Mr. Olsen’s initial appraisal of Ms. Detlefs’ home was that it needed finishing work on the wood trim and floors, carpet cleaning and window washing. He estimated that the job would cost $6,000 and Ms. Detlefs authorized him to begin the work.

That contract was just Mr. Olsen’s way of getting his foot in the door. Over the next nineteen months he and his girlfriend persuaded Ms. Detlefs to pay them more than $200,000 for various home improvement jobs. In fact, however, the couple performed almost no actual work on Ms. Detlefs’ home.

Iowa, as it happens, was the first and only state (so far) to adopt a version of the Model Ongoing Criminal Conduct Act initially proposed in 1993 by the national President’s Commission on Model State Drug Laws. The Act is similar to laws in a number of states (including Arizona) which prohibit racketeering, but the new law is more comprehensive.

Mr. Olsen was convicted and sentenced to a term of incarceration not to exceed twenty-five years, and ordered to make restitution to Ms. Detlefs. He appealed his conviction and sentence.

Mr. Olsen’s argument on appeal was not that he was innocent of any wrongdoing.

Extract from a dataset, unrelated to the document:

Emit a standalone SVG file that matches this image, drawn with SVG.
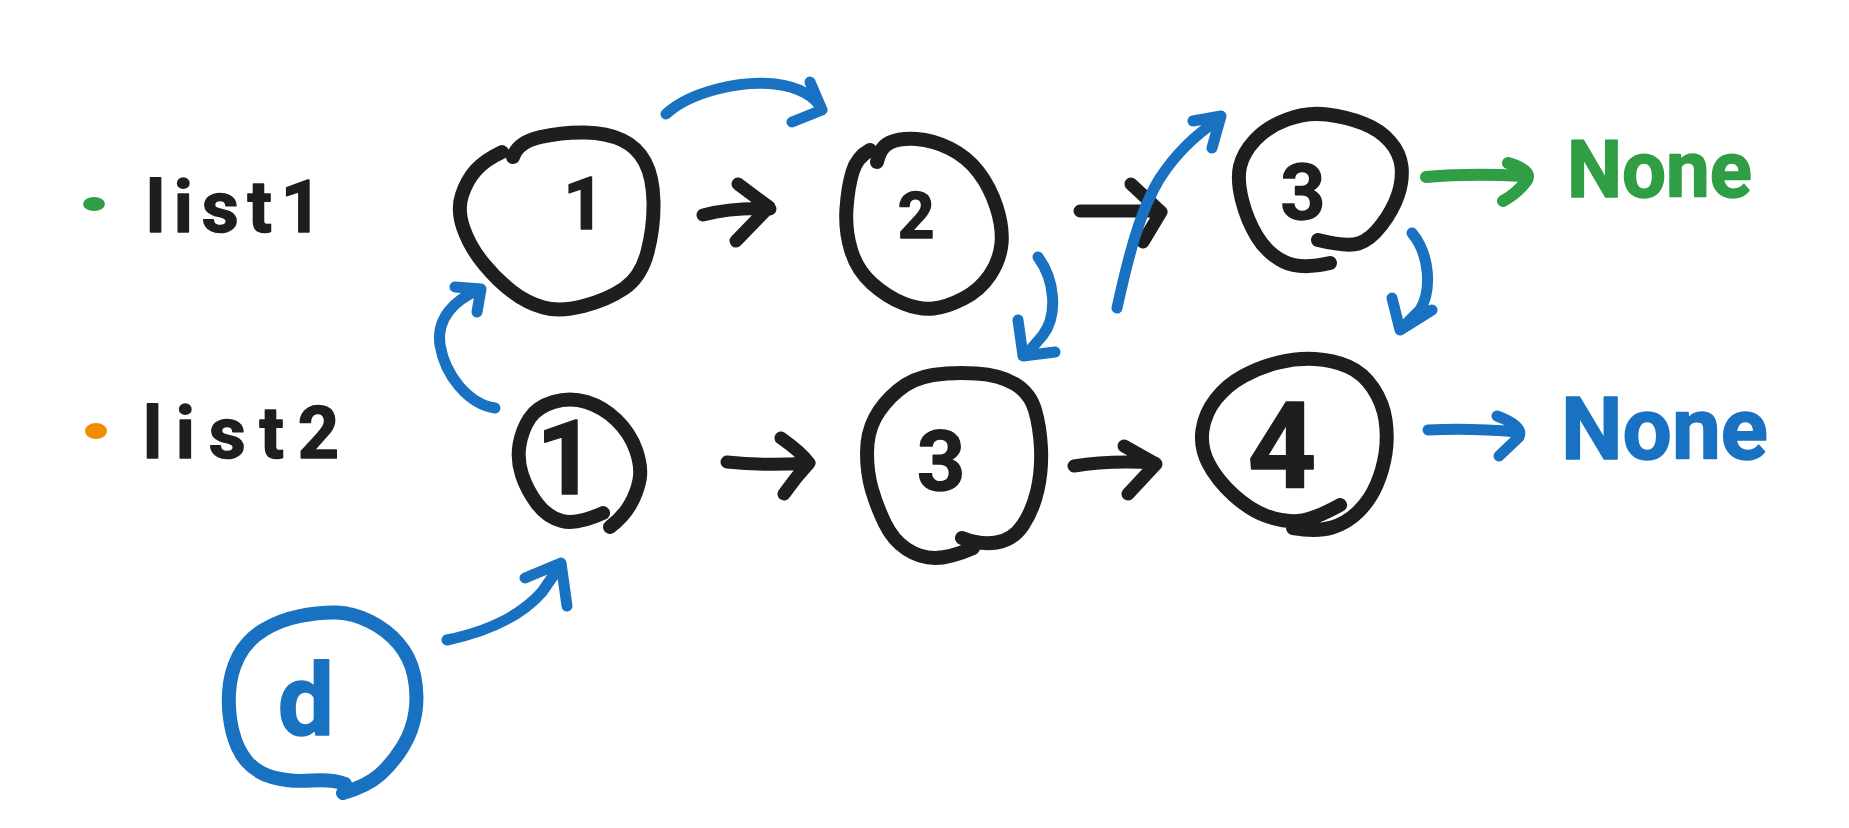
<svg xmlns="http://www.w3.org/2000/svg" width="1849" height="828" viewBox="0 0 1849 828">
<style>
  .bg{fill:#ffffff}
  .ink{fill:none;stroke:#1e1e1e;stroke-width:14;stroke-linecap:round;stroke-linejoin:round}
  .bink{fill:none;stroke:#1971c2;stroke-width:14;stroke-linecap:round;stroke-linejoin:round}
  .arr{fill:none;stroke:#1e1e1e;stroke-width:13;stroke-linecap:round;stroke-linejoin:round}
  .barr{fill:none;stroke:#1971c2;stroke-width:11;stroke-linecap:round;stroke-linejoin:round}
  .garr{fill:none;stroke:#2f9e44;stroke-width:12;stroke-linecap:round;stroke-linejoin:round}
  .t{font-family:Roboto,"Noto Sans","Liberation Sans",sans-serif;font-weight:700;stroke-linejoin:round;stroke-linecap:round}
  .tk{fill:#1e1e1e;stroke:#1e1e1e;stroke-width:1.5}
  .tb{fill:#1971c2;stroke:#1971c2;stroke-width:1.5}
  .tg{fill:#2f9e44;stroke:#2f9e44;stroke-width:1.5}
</style>
<rect class="bg" x="0" y="0" width="1849" height="828"/>

<g id="label-list1">
  <ellipse cx="94" cy="204" rx="11" ry="7" fill="#2f9e44"/>
  <text class="t tk" x="146" y="232" font-size="72" textLength="176" lengthAdjust="spacing">list1</text>
</g>
<g id="label-list2">
  <ellipse cx="96" cy="431" rx="11" ry="8" fill="#f08c00"/>
  <text class="t tk" x="143" y="458" font-size="72" textLength="196" lengthAdjust="spacing">list2</text>
</g>

<g id="node-list1-1">
  <path class="ink" d="M513,157 Q518,142 540.5,137 Q563,132 585,132.5 Q607,133 622,140 Q637,147 645,162 Q653,177 653.5,202 Q654,227 647.5,252 Q641,277 624,288.5 Q607,300 583.5,306 Q560,312 543.5,307.5 Q527,303 512,291.5 Q497,280 483.5,263.5 Q470,247 463.5,228.5 Q457,210 462,195 Q467,180 476,170 Q485,160 502,152"/>
  <text class="t tk" x="584" y="229" font-size="72" text-anchor="middle">1</text>
</g>
<g id="node-list1-2">
  <path class="ink" d="M877,162 Q880,147 890,142.5 Q900,138 916.5,139 Q933,140 950,148.5 Q967,157 978.5,172 Q990,187 996.5,207 Q1003,227 1001.5,243.5 Q1000,260 990,275 Q980,290 963.5,298.5 Q947,307 933.5,308.5 Q920,310 903.5,303.5 Q887,297 872,283.5 Q857,270 851,250 Q845,230 846.5,208.5 Q848,187 852.5,172 Q857,157 870,150"/>
  <text class="t tk" x="916" y="238" font-size="64" text-anchor="middle">2</text>
</g>
<g id="node-list1-3">
  <path class="ink" d="M1318,240 Q1347,247 1358.5,243.5 Q1370,240 1381.5,225 Q1393,210 1398,195 Q1403,180 1401.5,166.5 Q1400,153 1390,141.5 Q1380,130 1363.5,123.5 Q1347,117 1327,114.5 Q1307,112 1287,119.5 Q1267,127 1255,140 Q1243,153 1240,166.5 Q1237,180 1242,200 Q1247,220 1257,236.5 Q1267,253 1283.5,261.5 Q1300,270 1330,263"/>
  <text class="t tk" x="1303" y="219" font-size="78" text-anchor="middle">3</text>
</g>
<g id="node-list2-1">
  <path class="ink" d="M603,513 Q577,525 562,521 Q547,517 537,503.5 Q527,490 522,475 Q517,460 519.5,445 Q522,430 529.5,418.5 Q537,407 553.5,402 Q570,397 586.5,402 Q603,407 616.5,420 Q630,433 636,450 Q642,467 639.5,480 Q637,493 630,505 Q623,517 610,527"/>
  <text class="t tk" x="566" y="494" font-size="104" text-anchor="middle">1</text>
</g>
<g id="node-list2-3">
  <path class="ink" d="M962,538 Q980,545 996.5,542.5 Q1013,540 1023,525 Q1033,510 1037.5,490 Q1042,470 1041,448.5 Q1040,427 1035,410 Q1030,393 1015,384 Q1000,375 976.5,373.5 Q953,372 933,375 Q913,378 898,390.5 Q883,403 875,418 Q867,433 867,453 Q867,473 872,490 Q877,507 885,523.5 Q893,540 906.5,549 Q920,558 935,558 Q950,558 973,548"/>
  <text class="t tk" x="941" y="490" font-size="84" text-anchor="middle">3</text>
</g>
<g id="node-list2-4">
  <path class="ink" d="M1340,505 Q1313,520 1298,521 Q1283,522 1266.5,516 Q1250,510 1233.5,495 Q1217,480 1208.5,463.5 Q1200,447 1202.5,430 Q1205,413 1216,399 Q1227,385 1243.5,376 Q1260,367 1278.5,362.5 Q1297,358 1315,359 Q1333,360 1348,366.5 Q1363,373 1373,388 Q1383,403 1385.5,420 Q1388,437 1385.5,453.5 Q1383,470 1376.5,485 Q1370,500 1358.5,511.5 Q1347,523 1332,527.5 Q1317,532 1293,528"/>
  <text class="t tk" x="1282" y="488" font-size="120" text-anchor="middle">4</text>
</g>
<g id="node-d">
  <path class="bink" d="M343,793 Q367,786 380,774.5 Q393,763 403,746.5 Q413,730 415.5,711.5 Q418,693 414,675 Q410,657 398.5,643.5 Q387,630 370,621.5 Q353,613 336.5,612.5 Q320,612 300,616 Q280,620 263.5,630 Q247,640 238.5,656.5 Q230,673 229,693 Q228,713 232.5,731.5 Q237,750 247,761.5 Q257,773 273.5,777.5 Q290,782 311.5,780.5 Q333,779 345,784"/>
  <text class="t tb" x="306" y="735" font-size="100" text-anchor="middle">d</text>
</g>
<g id="node-none-green">
  <text class="t tg" x="1567" y="197" font-size="80" textLength="185" lengthAdjust="spacingAndGlyphs">None</text>
</g>
<g id="node-none-blue">
  <text class="t tb" x="1561" y="459" font-size="88" textLength="207" lengthAdjust="spacingAndGlyphs">None</text>
</g>

<g id="connectors">
  <path class="arr" d="M703,215 Q735,207 770,209 M738,184 L769,207 L736,241"/>
  <path class="arr" d="M1080,211 L1160,211 M1131,184 L1161,212 L1143,242"/>
  <path class="arr" d="M727,462 Q765,466 808,463 M781,438 Q801,452 809,463 Q795,478 784,494"/>
  <path class="arr" d="M1074,466 Q1110,460 1155,463 M1124,446 L1156,464 L1128,494"/>
  <path class="garr" d="M1426,177 Q1470,173 1524,176 M1508,163 Q1532,170 1527,180 Q1518,193 1503,201"/>
  <path class="barr" d="M1428,430 Q1470,428 1518,432 M1497,416 Q1524,426 1519,437 L1499,456"/>
  <path class="barr" d="M666,114 C690,92 740,80 775,84 C800,87 815,97 821,108 M810,82 L822,110 L792,122"/>
  <path class="barr" d="M495,408 C468,404 445,375 440,345 C436,318 455,300 478,290 M455,287 L481,289 L477,312"/>
  <path class="barr" d="M447,640 C485,632 520,617 542,592 L560,566 M525,578 L561,563 L567,606"/>
  <path class="barr" d="M1038,257 C1055,280 1058,315 1043,335 L1025,356 M1018,320 L1023,356 L1055,352"/>
  <path class="barr" d="M1117,308 C1128,258 1140,210 1160,178 C1175,155 1195,135 1218,120 M1193,121 L1221,116 L1212,148"/>
  <path class="barr" d="M1412,233 C1430,255 1432,290 1420,310 L1401,329 M1392,298 L1400,330 L1432,310"/>
</g>
</svg>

Instead he argued that just operating a two-person scam did not amount to “ongoing criminal conduct.” The Iowa Supreme Court disagreed, and his conviction and sentence were upheld. State v. Olsen, October 11, 2000.

Perhaps more interesting than the result in Mr. Olsen’s case is how his activities came to the attention of the authorities in the first place. One of the persistent problems in dealing with financial exploitation of the elderly is that abuse usually takes place in secret. Frequently there is no one involved enough in the victim’s life to be aware of the exploitation.

In Ms. Detlefs’ case an alert neighbor saved her from further losses. Noticing that Mr. Olsen and Ms. Wagner visited Ms. Detlefs’ home regularly for short periods, and that no repair work seemed to be undertaken, the neighbor asked Ms. Detlefs to show him her check register. When the neighbor saw the pattern of payments to Mr. Olsen and Ms. Wagner, he called police. Once investigators were involved Mr. Olsen’s conviction was assured.